Venezuelan banker Miguel Octavio noted on his blog "The Devil's Excrement," that "in the end devaluation is not a policy, it is the result of bad policy."
This devaluation is characteristic of all tyrannies, which benefit by effectively expropriating the savings of the private sector through monetary means rather than the more common thuggery.
Chavez's meltdown is coming for the same reason devaluations are also shaking Argentina, which is undergoing a new fiscal disaster of its own, Egypt, which is going through a slo-mo devaluation that's pushing up the price of food and prompted its Islamofascist rulers to actually urge people to eat less food, and Iran, whose madhouse economics has triggered hyperinflation.
It's how dictators do business.
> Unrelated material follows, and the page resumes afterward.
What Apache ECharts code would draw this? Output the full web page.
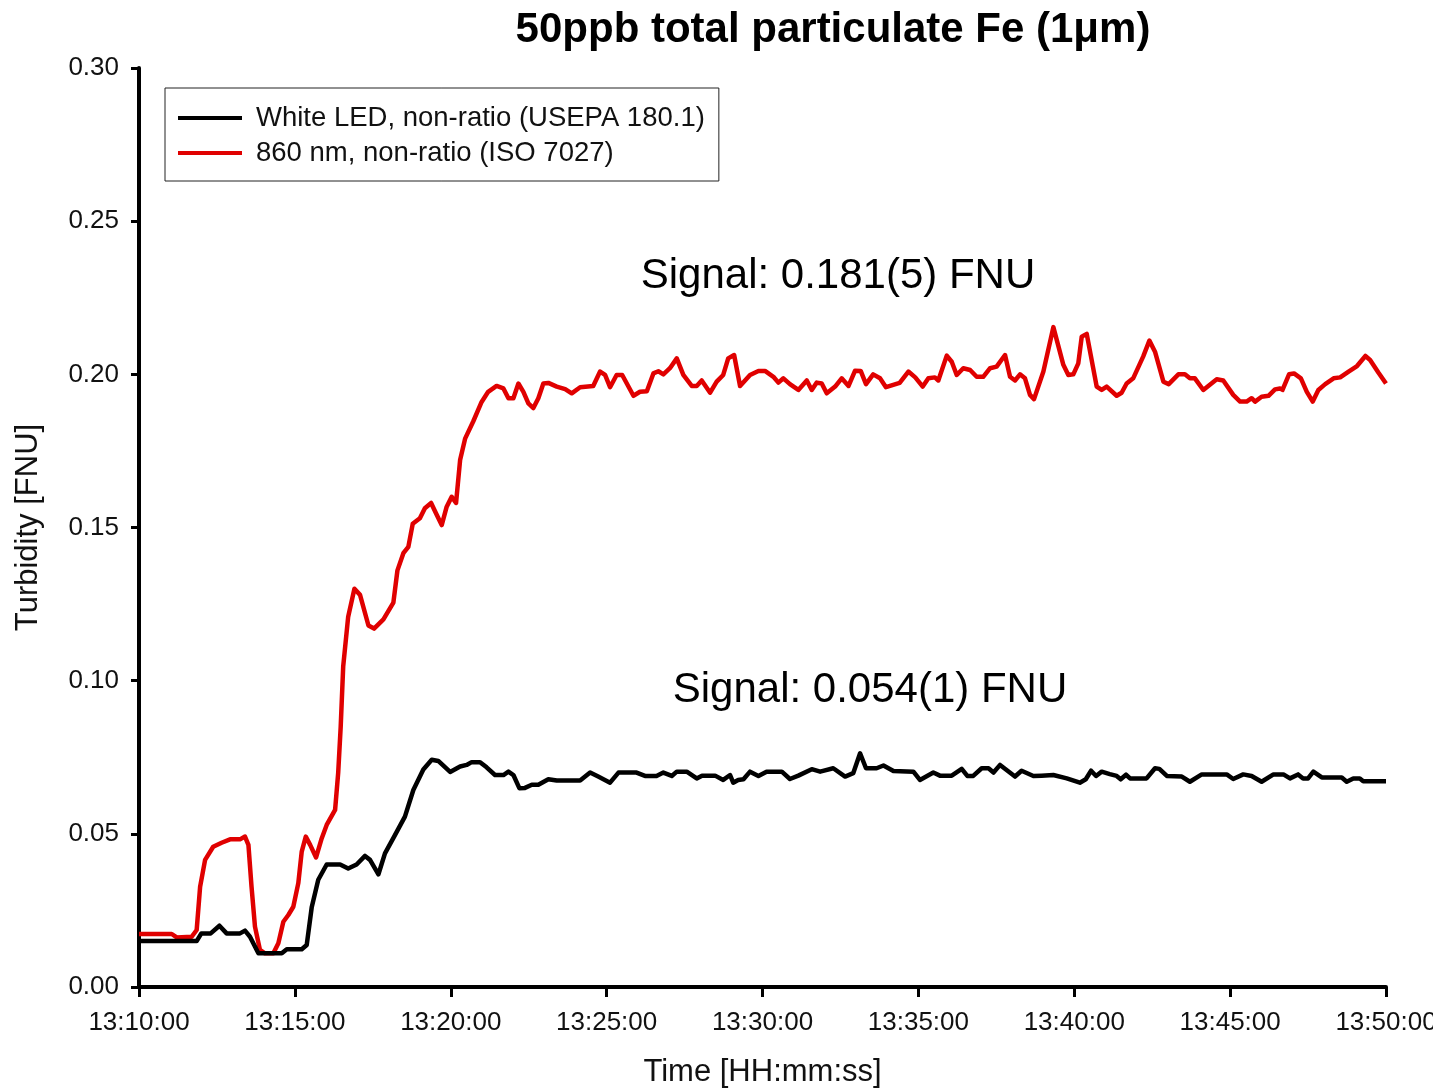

This is Chavez's sixth devaluation in the last decade of his big-spending power, following devaluations in 2002, 2003, 2004, 2005, 2010 and 2011. Every one of these devaluations inflates away some of his debts — but at the expense of the country's savings and investment, which are snapped away through inflation.
What's more, this devaluation, which was done to plug his deficit spending and prop up the state oil company, will only cover 60% of the country's deficit, meaning more devaluations ahead this year, likely to take the bolivar to 8 by year end.
Venezuelan officials, predictably, claimed it was "good" as well as an "improvement" that protects the middle class against "speculators," echoing the party line of establishment economists such as
Joseph Stiglitz, former Bill Clinton adviser and chief economist of the International Monetary Fund, who in the past has called devaluations an economic " restorative."
Tell that to the panic buyers across Venezuela. There, terrified consumers who are buying goods ahead of expectations of soaring prices, while the poor have seen their life savings wiped out.